#### Provided records ####

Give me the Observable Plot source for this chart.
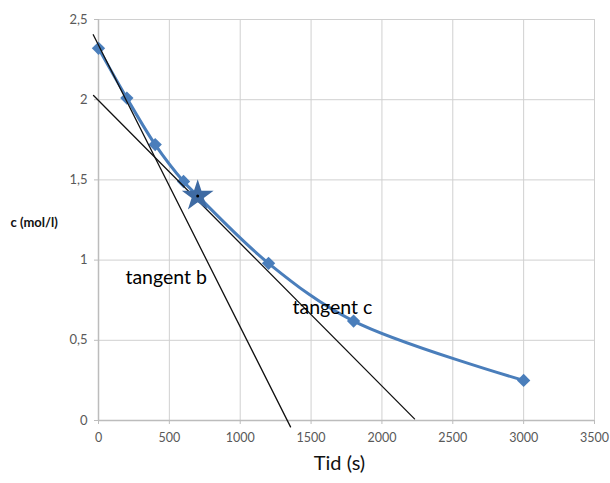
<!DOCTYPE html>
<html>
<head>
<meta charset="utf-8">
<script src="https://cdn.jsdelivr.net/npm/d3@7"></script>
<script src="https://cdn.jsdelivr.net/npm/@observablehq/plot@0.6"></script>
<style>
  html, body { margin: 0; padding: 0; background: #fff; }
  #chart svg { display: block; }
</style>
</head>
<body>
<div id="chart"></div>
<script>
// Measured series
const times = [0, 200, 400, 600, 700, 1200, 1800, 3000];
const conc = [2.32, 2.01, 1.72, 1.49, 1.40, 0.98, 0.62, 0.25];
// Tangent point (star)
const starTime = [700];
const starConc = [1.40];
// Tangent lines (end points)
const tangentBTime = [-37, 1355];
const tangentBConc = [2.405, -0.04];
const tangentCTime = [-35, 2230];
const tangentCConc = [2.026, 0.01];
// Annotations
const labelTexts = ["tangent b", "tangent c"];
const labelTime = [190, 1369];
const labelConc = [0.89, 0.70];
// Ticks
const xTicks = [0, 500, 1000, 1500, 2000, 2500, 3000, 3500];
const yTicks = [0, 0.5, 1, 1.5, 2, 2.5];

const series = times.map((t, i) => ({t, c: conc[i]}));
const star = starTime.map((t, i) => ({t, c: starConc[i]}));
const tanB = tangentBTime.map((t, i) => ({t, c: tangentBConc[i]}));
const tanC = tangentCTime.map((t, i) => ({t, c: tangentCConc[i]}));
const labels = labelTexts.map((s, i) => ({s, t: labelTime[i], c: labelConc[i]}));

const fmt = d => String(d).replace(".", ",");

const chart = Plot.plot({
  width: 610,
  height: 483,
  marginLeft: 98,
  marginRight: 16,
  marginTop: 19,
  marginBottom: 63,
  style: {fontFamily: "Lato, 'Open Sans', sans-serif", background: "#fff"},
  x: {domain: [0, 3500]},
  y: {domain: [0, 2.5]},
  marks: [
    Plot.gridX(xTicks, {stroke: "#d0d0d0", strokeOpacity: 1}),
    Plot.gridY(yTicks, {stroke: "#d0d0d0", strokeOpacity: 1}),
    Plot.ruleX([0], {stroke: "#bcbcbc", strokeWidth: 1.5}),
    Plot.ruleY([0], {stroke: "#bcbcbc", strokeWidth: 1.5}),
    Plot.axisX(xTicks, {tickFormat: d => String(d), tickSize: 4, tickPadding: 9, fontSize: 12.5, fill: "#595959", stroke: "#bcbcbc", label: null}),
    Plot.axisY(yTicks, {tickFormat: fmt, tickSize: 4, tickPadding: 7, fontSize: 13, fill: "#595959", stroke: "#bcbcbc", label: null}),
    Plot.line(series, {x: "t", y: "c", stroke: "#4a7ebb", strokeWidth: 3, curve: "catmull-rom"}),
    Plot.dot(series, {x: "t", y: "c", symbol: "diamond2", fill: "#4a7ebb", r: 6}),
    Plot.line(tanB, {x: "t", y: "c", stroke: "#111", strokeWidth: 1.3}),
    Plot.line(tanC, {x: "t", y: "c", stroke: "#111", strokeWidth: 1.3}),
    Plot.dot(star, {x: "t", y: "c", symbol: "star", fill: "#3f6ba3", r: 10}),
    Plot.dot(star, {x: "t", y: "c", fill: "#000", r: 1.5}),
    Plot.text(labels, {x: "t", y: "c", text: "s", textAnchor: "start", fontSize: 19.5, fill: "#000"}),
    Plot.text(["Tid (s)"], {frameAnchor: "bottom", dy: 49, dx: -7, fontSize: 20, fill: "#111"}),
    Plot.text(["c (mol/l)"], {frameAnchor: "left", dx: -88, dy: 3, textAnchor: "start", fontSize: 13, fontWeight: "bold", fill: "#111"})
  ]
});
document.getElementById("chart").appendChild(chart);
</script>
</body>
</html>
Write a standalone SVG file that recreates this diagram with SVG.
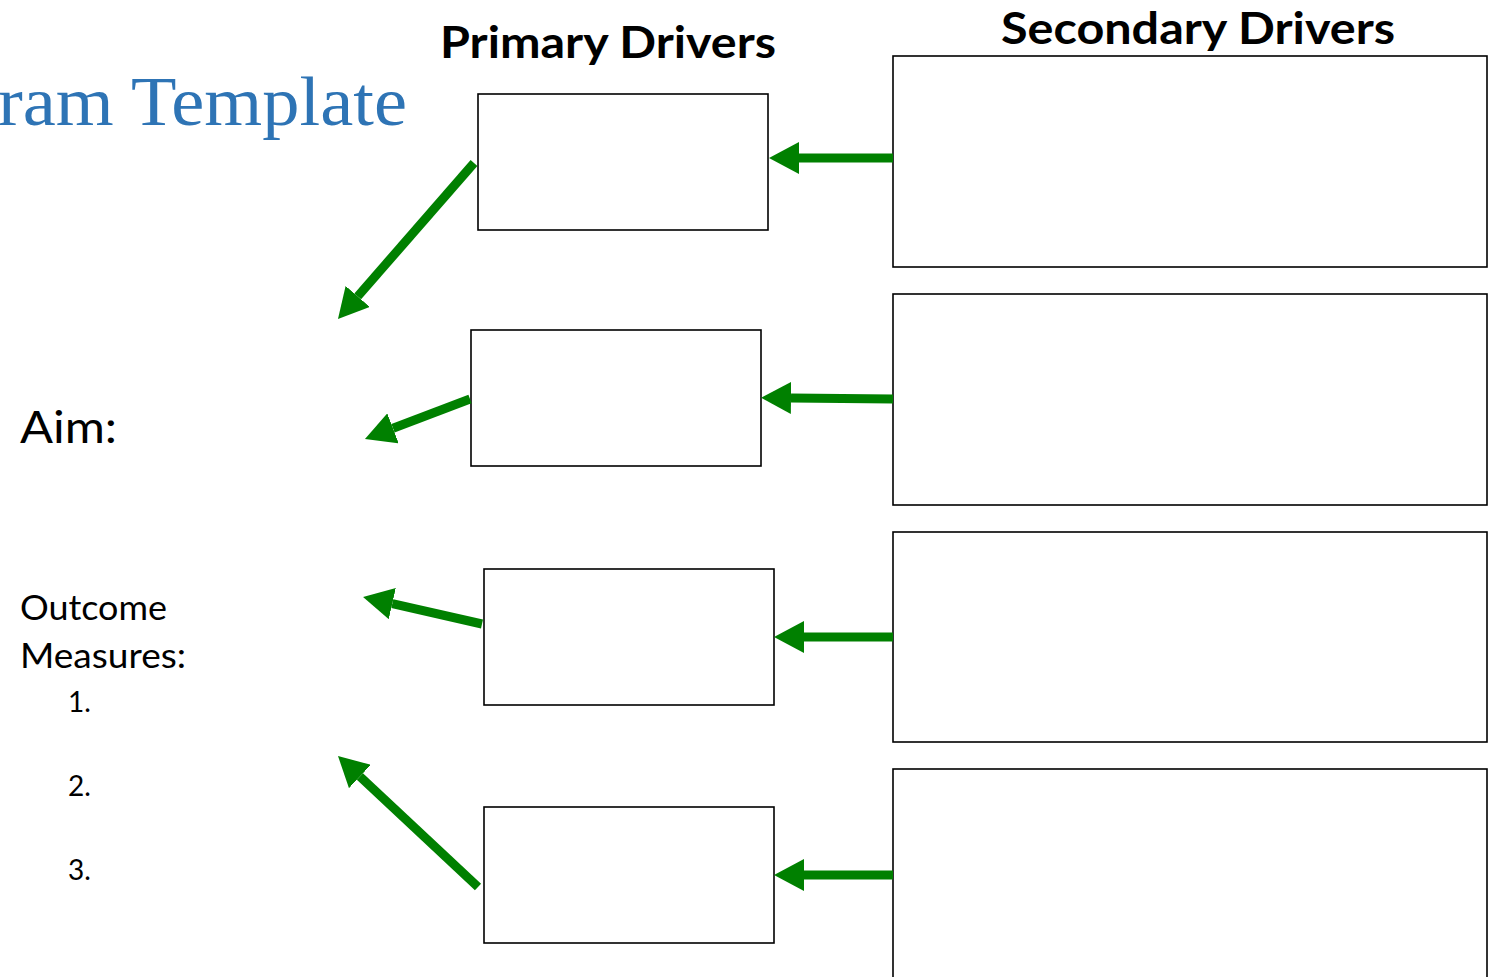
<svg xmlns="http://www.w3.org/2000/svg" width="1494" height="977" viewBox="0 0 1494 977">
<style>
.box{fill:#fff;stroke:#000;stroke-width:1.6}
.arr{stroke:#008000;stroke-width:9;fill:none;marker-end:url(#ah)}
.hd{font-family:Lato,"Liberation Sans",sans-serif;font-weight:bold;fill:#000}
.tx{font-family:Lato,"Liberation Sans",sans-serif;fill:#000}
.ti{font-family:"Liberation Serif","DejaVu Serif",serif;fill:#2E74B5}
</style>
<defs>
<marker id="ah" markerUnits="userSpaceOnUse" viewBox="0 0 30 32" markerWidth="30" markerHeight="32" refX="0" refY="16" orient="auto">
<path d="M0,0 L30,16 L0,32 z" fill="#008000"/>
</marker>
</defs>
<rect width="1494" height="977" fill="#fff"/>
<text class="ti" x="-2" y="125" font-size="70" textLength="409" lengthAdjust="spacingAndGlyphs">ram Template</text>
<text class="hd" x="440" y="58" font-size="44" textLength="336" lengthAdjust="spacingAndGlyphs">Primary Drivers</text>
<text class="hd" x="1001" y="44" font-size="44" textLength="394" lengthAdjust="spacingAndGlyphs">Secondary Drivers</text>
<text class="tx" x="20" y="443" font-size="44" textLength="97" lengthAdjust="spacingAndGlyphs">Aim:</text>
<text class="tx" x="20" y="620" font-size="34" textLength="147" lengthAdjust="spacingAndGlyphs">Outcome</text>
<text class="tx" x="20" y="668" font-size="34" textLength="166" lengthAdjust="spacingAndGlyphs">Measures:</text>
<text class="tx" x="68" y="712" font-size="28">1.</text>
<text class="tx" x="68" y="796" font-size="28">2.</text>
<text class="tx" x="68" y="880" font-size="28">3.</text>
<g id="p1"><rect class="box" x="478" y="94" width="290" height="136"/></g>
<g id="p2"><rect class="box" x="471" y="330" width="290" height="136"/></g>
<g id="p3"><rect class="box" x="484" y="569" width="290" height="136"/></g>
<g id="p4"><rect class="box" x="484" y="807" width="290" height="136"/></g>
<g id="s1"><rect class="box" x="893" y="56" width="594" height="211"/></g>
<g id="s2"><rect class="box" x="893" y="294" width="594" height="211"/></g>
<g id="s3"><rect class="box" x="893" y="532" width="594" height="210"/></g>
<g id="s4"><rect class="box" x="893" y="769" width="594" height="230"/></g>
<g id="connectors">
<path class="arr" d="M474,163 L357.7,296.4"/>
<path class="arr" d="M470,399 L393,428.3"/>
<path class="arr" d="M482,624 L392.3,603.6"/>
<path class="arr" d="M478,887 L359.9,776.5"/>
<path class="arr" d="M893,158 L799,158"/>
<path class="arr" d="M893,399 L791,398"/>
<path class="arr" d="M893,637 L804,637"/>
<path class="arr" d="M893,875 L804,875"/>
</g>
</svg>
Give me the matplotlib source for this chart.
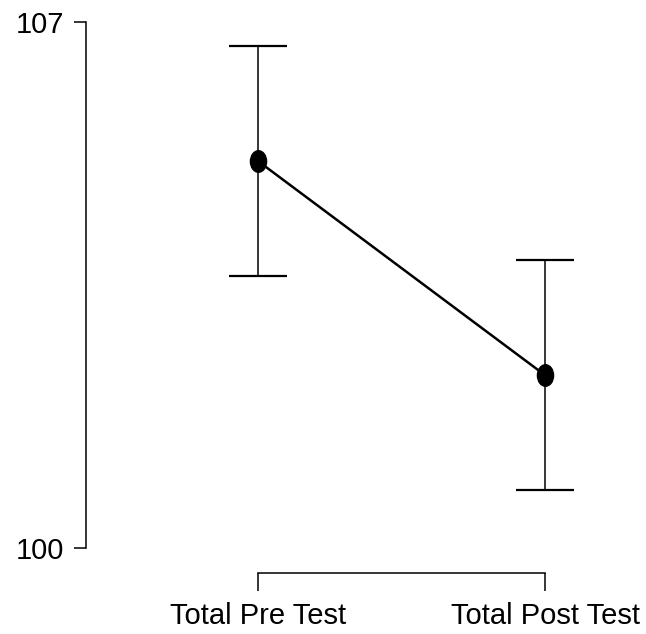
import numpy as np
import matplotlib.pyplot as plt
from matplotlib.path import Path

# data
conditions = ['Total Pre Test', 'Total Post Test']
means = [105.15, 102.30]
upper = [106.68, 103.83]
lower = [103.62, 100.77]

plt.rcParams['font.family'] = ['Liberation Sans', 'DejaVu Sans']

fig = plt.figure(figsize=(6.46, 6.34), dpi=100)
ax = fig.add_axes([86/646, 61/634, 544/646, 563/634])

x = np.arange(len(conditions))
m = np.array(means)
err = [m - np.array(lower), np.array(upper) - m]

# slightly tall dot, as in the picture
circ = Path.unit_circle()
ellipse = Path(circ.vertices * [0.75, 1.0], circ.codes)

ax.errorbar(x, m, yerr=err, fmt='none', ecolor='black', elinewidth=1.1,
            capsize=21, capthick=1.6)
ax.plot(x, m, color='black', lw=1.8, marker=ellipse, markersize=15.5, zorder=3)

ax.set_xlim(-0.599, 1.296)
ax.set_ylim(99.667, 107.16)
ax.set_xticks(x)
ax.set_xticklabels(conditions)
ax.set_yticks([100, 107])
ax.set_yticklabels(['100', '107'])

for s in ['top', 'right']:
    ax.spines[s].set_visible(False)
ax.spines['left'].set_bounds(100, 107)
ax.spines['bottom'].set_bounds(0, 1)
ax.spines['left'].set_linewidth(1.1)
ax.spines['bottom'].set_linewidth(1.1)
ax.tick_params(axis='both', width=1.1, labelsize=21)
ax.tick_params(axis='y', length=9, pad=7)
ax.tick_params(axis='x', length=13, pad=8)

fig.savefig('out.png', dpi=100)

####

> [Description of the task] Starting at the first line of the entries, restate word for word everything through the line that holds "const fmt = d", both ends included, but omit any pictures.

> [Solution]
Give me the Observable Plot source for this chart.
<!DOCTYPE html>
<html>
<head>
<meta charset="utf-8">
<script src="https://cdn.jsdelivr.net/npm/d3@7"></script>
<script src="https://cdn.jsdelivr.net/npm/@observablehq/plot@0.6"></script>
<style>
  html, body { margin: 0; padding: 0; background: #fff; }
  #chart svg { display: block; }
</style>
</head>
<body>
<div id="chart"></div>
<script>
// Measured series
const times = [0, 200, 400, 600, 700, 1200, 1800, 3000];
const conc = [2.32, 2.01, 1.72, 1.49, 1.40, 0.98, 0.62, 0.25];
// Tangent point (star)
const starTime = [700];
const starConc = [1.40];
// Tangent lines (end points)
const tangentBTime = [-37, 1355];
const tangentBConc = [2.405, -0.04];
const tangentCTime = [-35, 2230];
const tangentCConc = [2.026, 0.01];
// Annotations
const labelTexts = ["tangent b", "tangent c"];
const labelTime = [190, 1369];
const labelConc = [0.89, 0.70];
// Ticks
const xTicks = [0, 500, 1000, 1500, 2000, 2500, 3000, 3500];
const yTicks = [0, 0.5, 1, 1.5, 2, 2.5];

const series = times.map((t, i) => ({t, c: conc[i]}));
const star = starTime.map((t, i) => ({t, c: starConc[i]}));
const tanB = tangentBTime.map((t, i) => ({t, c: tangentBConc[i]}));
const tanC = tangentCTime.map((t, i) => ({t, c: tangentCConc[i]}));
const labels = labelTexts.map((s, i) => ({s, t: labelTime[i], c: labelConc[i]}));

const fmt = d => String(d).replace(".", ",");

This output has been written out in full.